テヘラン:バイデン米大統領がサウジアラビアとイスラエルへの訪問を終えた翌日の17日、イラン政府はアメリカ政府に対し、中東での緊張を高めているとして非難した。
「(アメリカ政府は)再び、イラン恐怖症の失敗政策の挙に出ることで、アラブ地域の緊張と危機を作り出そうとしている」。イラン外務省のナセル・カナニ報道官は声明でこのように述べた。
この発言は、バイデン氏が16日、米国は「いかなる国に対しても、軍備増強、侵略または威嚇を通して、この地域の他国を支配しようとする試みを容認しない」と、明らかにイランを引き合いに出しながら宣言した後に発せられたものだ。
このバイデン氏による初の中東訪問から数日後の今月19日には、ロシアのプーチン大統領がテヘラン入りすることになっている。
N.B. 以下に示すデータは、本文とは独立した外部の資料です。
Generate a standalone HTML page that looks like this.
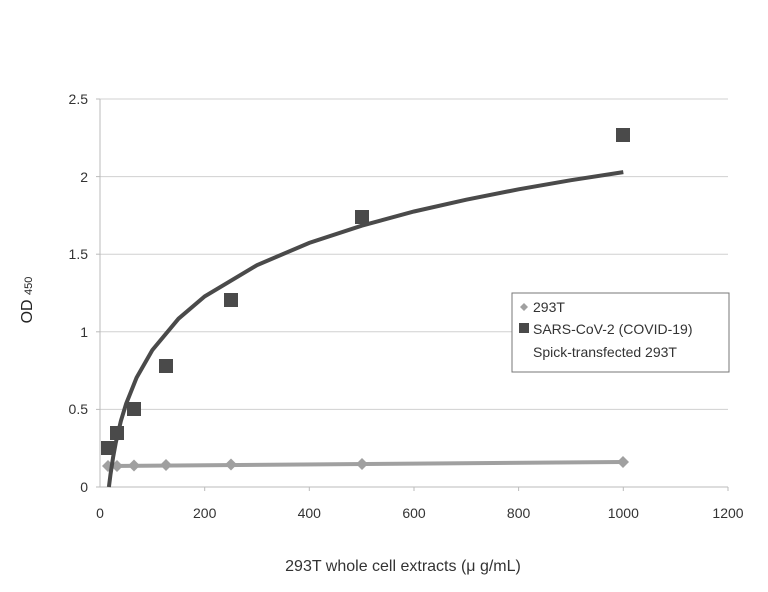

バイデン氏は、サウジアラビアのジェッダで開かれた湾岸協力会議加盟6ヵ国とエジプト、ヨルダン、イラクが参加した首脳会議で演説し、アラブ地域の首脳に対し、アメリカ政府が中東情勢に完全に関与し続けることを確約した。
バイデン氏は「我々は、中国、ロシア、イランが埋めに来るような空白を残し、この地を立ち去ることはない」と述べた。会議の後、各国首脳は共同声明を出し、「地域の安全保障と安定を維持する」ことを誓約した。
また、声明では、イランの核開発を阻止するための外交努力についても強調し、特に無人航空機(ドローン)による「脅威の増大」に対する共同抑止力の強化を求めた。これは、イラン政府が15日、武装ドローンを搭載できる船舶と潜水艦を公開したことに言及したものとみられる。
イラン政府は核兵器製造疑惑を否定しており、17日、ジェッダでのバイデン氏の発言を一蹴した。
「このような誤った疑惑は、アラブ地域におけるアメリカ政府の扇動的な政策に沿ったものだ」と、カナニ氏は述べた。
バイデン氏は、アラブ地域の歴訪を13日のイスラエルを皮切りに開始し、その後パレスチナ自治区を訪れ、さらに飛行機でサウジアラビア入りした。
イスラエルでバイデン氏は、対イラン共同防衛を強化する安全保障協定に署名。同氏は、アメリカの「あらゆる力」を使って、イランの核兵器保有を阻止することを誓った。
一方、カナニ氏は、この協定はアメリカの「欺瞞と偽善の重大な象徴」であると述べ、その理由として、「彼らはシオニスト政権の国イスラエルが、この地域で最大の核兵器保有国であることに目をつぶっているからだ」とした。
イスラエルは、中東で唯一、未申告の核兵器を保有していると広く信じられている。
制裁緩和と引き換えにイランの核開発プログラムを抑制させるという画期的なイラン核合意は、2018年のドナルド・トランプ前米大統領によるアメリカの離脱によって大きく損なわれ、イランは合意内容の約束を反故にし始めた。
この核合意を復活させる試みも、今年3月から停滞した状態となっている。